Task description. From the entries below, copy out every line with "that" in it.
------ Provided entries
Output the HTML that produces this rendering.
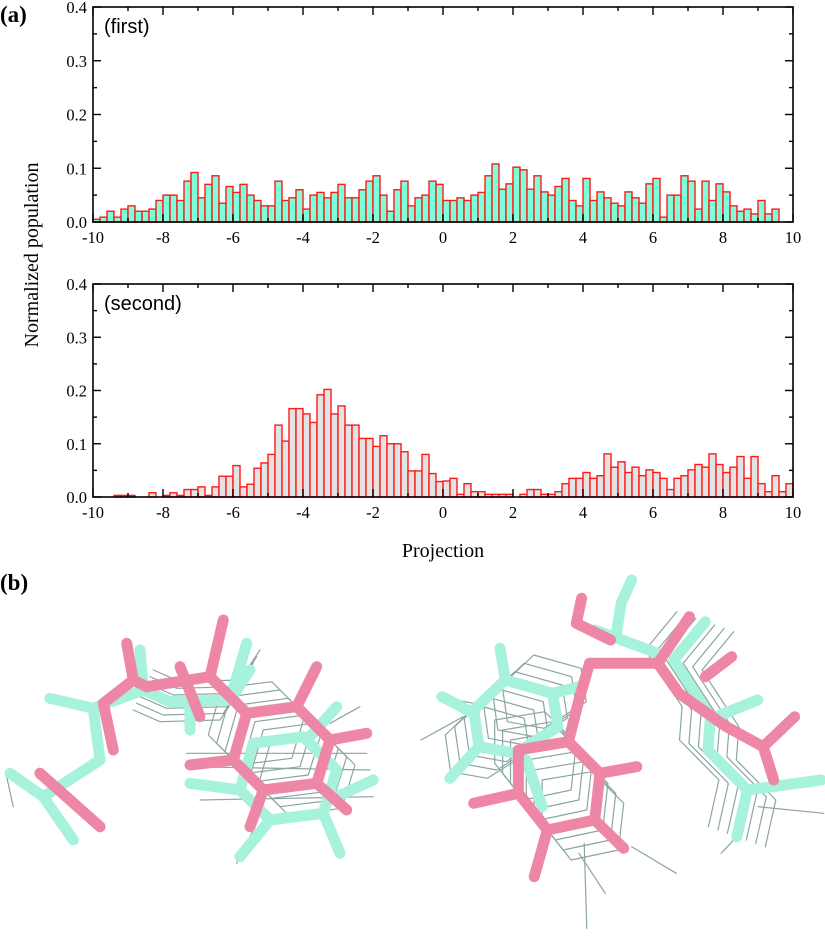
<!DOCTYPE html>
<html><head><meta charset="utf-8"><style>
body{margin:0;background:#fff}
svg{display:block;font-family:"Liberation Serif",serif}
</style></head><body>
<svg id="fig" width="825" height="940" viewBox="0 0 825 940">
<text x="0" y="22" font-size="23" font-weight="bold">(a)</text>
<text x="0" y="590" font-size="23" font-weight="bold">(b)</text>
<text transform="translate(38,255) rotate(-90)" text-anchor="middle" font-size="20">Normalized population</text>
<text x="443" y="557" text-anchor="middle" font-size="20">Projection</text>
<g id="p1"></g>
<g id="p2"></g>
<g id="mol"></g>
</svg>
<script>
const xTicks=[-10,-8,-6,-4,-2,0,2,4,6,8,10];
const yTicks=[0.0,0.1,0.2,0.3,0.4];
const binStart=-10, binWidth=0.2;
const firstValues=[0.005,0.009,0.02,0.009,0.024,0.03,0.02,0.02,0.024,0.04,0.05,0.05,0.04,0.076,0.092,0.045,0.07,0.086,0.035,0.066,0.055,0.07,0.05,0.04,0.03,0.03,0.076,0.04,0.045,0.06,0.024,0.05,0.055,0.045,0.055,0.07,0.045,0.045,0.06,0.076,0.086,0.05,0.02,0.06,0.076,0.03,0.045,0.05,0.076,0.07,
0.04,0.04,0.045,0.04,0.05,0.055,0.086,0.108,0.061,0.071,0.102,0.097,0.061,0.086,0.056,0.05,0.066,0.081,0.04,0.03,0.081,0.04,0.056,0.045,0.035,0.03,0.056,0.045,0.035,0.071,0.081,0.009,0.05,0.05,0.086,0.076,0.024,0.076,0.04,0.071,0.056,0.03,0.02,0.024,0.015,0.04,0.015,0.024,0,0];
const secondValues=[0,0,0,0.003,0.003,0.003,0,0,0.008,0,0.003,0.008,0.003,0.014,0.014,0.019,0.003,0.019,0.039,0.039,0.059,0.019,0.024,0.054,0.064,0.08,0.135,0.105,0.166,0.166,0.156,0.14,0.192,0.202,0.156,0.171,0.135,0.135,0.11,0.11,0.095,0.115,0.1,0.1,0.085,0.049,0.049,0.08,0.044,0.029,
0.03,0.035,0.005,0.025,0.01,0.01,0.005,0.005,0.005,0.005,0,0.005,0.014,0.014,0.005,0.005,0.01,0.025,0.035,0.035,0.046,0.035,0.04,0.081,0.056,0.066,0.046,0.056,0.04,0.051,0.046,0.035,0.014,0.035,0.04,0.051,0.061,0.056,0.081,0.061,0.046,0.056,0.076,0.035,0.076,0.025,0.01,0.04,0.01,0.025];
const NS='http://www.w3.org/2000/svg';
function mk(tag,attrs,parent){const e=document.createElementNS(NS,tag);for(const k in attrs)e.setAttribute(k,attrs[k]);parent.appendChild(e);return e;}
function drawPanel(g,top,bottom,values,fill,label){
  const L=93,R=793;
  const sx=v=>L+(v+10)/20*(R-L);
  const sy=v=>bottom-v/0.4*(bottom-top);
  values.forEach((v,i)=>{
    if(v<=0)return;
    const x0=sx(binStart+i*binWidth),x1=sx(binStart+(i+1)*binWidth);
    const r=mk('rect',{x:x0,y:sy(v),width:x1-x0,height:bottom-sy(v),fill:fill,stroke:'#ff1a1a','stroke-width':1.4},g);
    
    
  });
  const box=mk('rect',{x:L,y:top,width:R-L,height:bottom-top,fill:'none',stroke:'#000','stroke-width':1.6},g);
  
  
  for(let t=-10;t<=10;t+=1){const major=t%2===0;
    mk('line',{x1:sx(t),x2:sx(t),y1:bottom,y2:bottom-(major?8:4),stroke:'#000','stroke-width':1.4},g);
    mk('line',{x1:sx(t),x2:sx(t),y1:top,y2:top+(major?8:4),stroke:'#000','stroke-width':1.4},g);}
  for(let t=0;t<=0.4001;t+=0.05){const major=Math.round(t*100)%10===0;
    mk('line',{x1:L,x2:L+(major?8:4),y1:sy(t),y2:sy(t),stroke:'#000','stroke-width':1.4},g);
    mk('line',{x1:R,x2:R-(major?8:4),y1:sy(t),y2:sy(t),stroke:'#000','stroke-width':1.4},g);}
  xTicks.forEach(t=>{const tx=mk('text',{x:sx(t),y:bottom+21,'text-anchor':'middle','font-size':16.5},g);tx.textContent=t;
    
    });
  yTicks.forEach(t=>{const tx=mk('text',{x:L-6,y:sy(t)+6,'text-anchor':'end','font-size':16.5},g);tx.textContent=t.toFixed(1);
    
    });
  const lb=mk('text',{x:104,y:top+26,'font-size':20,'font-family':'Liberation Sans, sans-serif'},g);lb.textContent=label;
  
  
}
drawPanel(document.getElementById('p1'),7,222,firstValues,'#7fffd9','(first)');
drawPanel(document.getElementById('p2'),284,497,secondValues,'#e3e3e3','(second)');

const mol=document.getElementById('mol');
// left molecule coordinates: x/3, 580+y/3 ; right: x/1.9, 560+y/3
const PL=(x,y)=>[(x/3).toFixed(1),(580+y/3).toFixed(1)];
const PR=(x,y)=>[(x/1.9).toFixed(1),(560+y/3).toFixed(1)];
function poly(P,pts,color,w,closed,parent){
  const d=pts.map((p,i)=>(i?'L':'M')+P(p[0],p[1]).join(' ')).join(' ')+(closed?' Z':'');
  return mk('path',{d:d,fill:'none',stroke:color,'stroke-width':w,'stroke-linecap':'round','stroke-linejoin':'round'},parent);
}
const gray=mk('g',{},mol);


const ringL=[[740,400],[890,380],[990,480],[950,610],[790,630],[700,540]];
const ringR1=[[960,360],[1050,400],[1060,500],[980,580],[910,560],[900,450]];
const ringR2=[[985,570],[1080,545],[1140,640],[1130,780],[1040,810],[985,700]];
const chainR=[[1340,185],[1280,300],[1350,470],[1345,570],[1420,690],[1400,830]];
const chainL=[[430,330],[510,365],[690,360],[750,270]];
for(let k=-3;k<=3;k++){
  poly(PL,ringL.map(p=>[p[0]+k*25,p[1]+k*25]),'#8aa6a2',1.2,true,gray);
  poly(PL,chainL.map(p=>[p[0]+k*10,p[1]-k*20]),'#8aa6a2',1.2,false,gray);
  poly(PR,ringR1.map(p=>[p[0]-k*18,p[1]+k*25]),'#8aa6a2',1.2,true,gray);
  poly(PR,ringR2.map(p=>[p[0]+k*15,p[1]+k*30]),'#8aa6a2',1.2,true,gray);
  poly(PR,chainR.map(p=>[p[0]+k*18,p[1]+k*10]),'#8aa6a2',1.2,false,gray);
}
[[[20,590],[40,680]],[[560,520],[1100,520]],[[560,560],[1110,570]],[[600,660],[1120,650]],[[710,850],[760,750]],[[990,430],[1080,380]]].forEach(s=>poly(PL,s,'#8aa6a2',1.2,false,gray));
[[[1115,1105],[1110,850]],[[1150,1000],[1100,880]],[[1285,940],[1200,860]],[[800,540],[880,470]],[[830,410],[900,430]],[[1370,880],[1400,830]],[[1565,760],[1440,740]]].forEach(s=>poly(PR,s,'#8aa6a2',1.2,false,gray));
const cy='#a6f2dc', pk='#ee87a6', W=11;
const cyan=mk('g',{},mol);


const pink=mk('g',{},mol);


// left pink (behind)
[[[120,580],[300,740]],[[340,510],[310,370],[400,300],[380,190]],[[400,300],[440,320],[630,290],[670,120]],[[630,290],[740,400]],[[540,260],[600,410]]
].forEach(s=>poly(PL,s,pk,W,false,pink));
// left cyan
const cyanRingL=ringL.map(p=>[p[0]+20,p[1]+90]);
poly(PL,cyanRingL,cy,W,true,cyan);
[[[30,580],[130,650],[220,780]],[[130,650],[300,540],[280,385],[150,355]],[[280,385],[430,330],[420,210]],
 [[430,330],[510,365],[690,360],[750,270]],[[570,380],[570,450]],[[690,360],[740,190]],
 [[720,630],[570,610]],[[1010,650],[1120,600]],[[810,720],[720,830]],[[970,700],[1020,820]],[[930,470],[1010,380]]
].forEach(s=>poly(PL,s,cy,W,false,cyan));
// left pink ring on top
const pinkTop=mk('g',{},mol);


poly(PL,ringL,pk,W,true,pinkTop);
[[[890,380],[950,260]],[[990,480],[1100,460]],[[950,610],[1040,690]],[[790,630],[750,740]],[[700,540],[570,555]],[[120,580],[300,740]]].forEach(s=>poly(PL,s,pk,W,false,pinkTop));
// right molecule
[[[900,460],[840,410]],[[960,360],[950,265]],[[910,560],[855,655]],[[1000,600],[1030,740]],[[1050,400],[1100,380]],
 [[1200,60],[1180,130],[1170,230]],[[1130,210],[1250,280]],[[1340,185],[1280,300],[1350,470],[1345,570],[1420,690],[1400,830]],[[1420,690],[1560,660]],[[1360,470],[1440,420]]
].forEach(s=>poly(PR,s,cy,W,false,cyan));
poly(PR,ringR1,cy,W,true,cyan);
[[[1140,640],[1210,620]],[[1130,780],[1185,865]],[[1040,810],[1015,950]],[[985,700],[900,730]],
 [[1080,545],[1100,420],[1120,310],[1250,310],[1310,170]],[[1105,115],[1095,190],[1160,240]],[[1250,310],[1290,400],[1380,500],[1450,560],[1470,660]],[[1340,350],[1390,290]],[[1450,560],[1510,470]]
].forEach(s=>poly(PR,s,pk,W,false,pinkTop));
poly(PR,ringR2,pk,W,true,pinkTop);
</script>
</body></html>
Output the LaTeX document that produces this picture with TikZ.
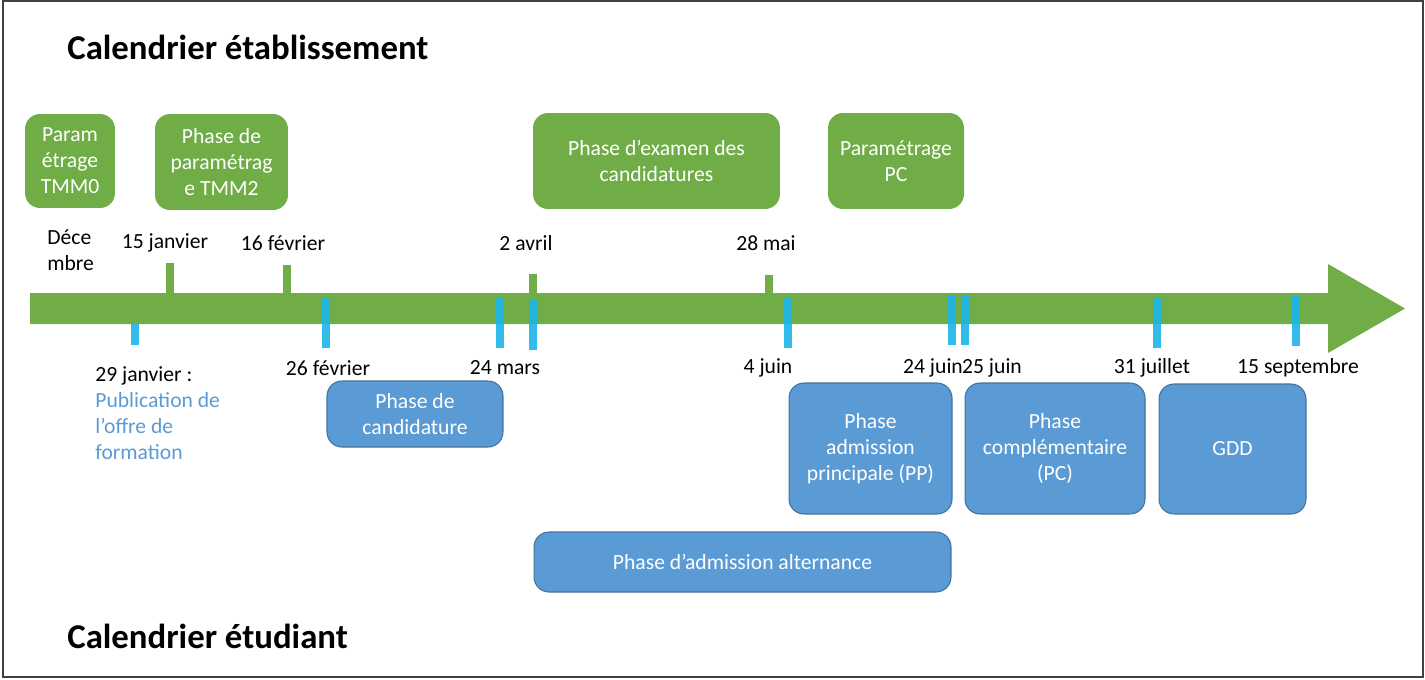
------------
Completed task.
Output the HTML that produces this rendering.
Output the LaTeX document that produces this picture with TikZ.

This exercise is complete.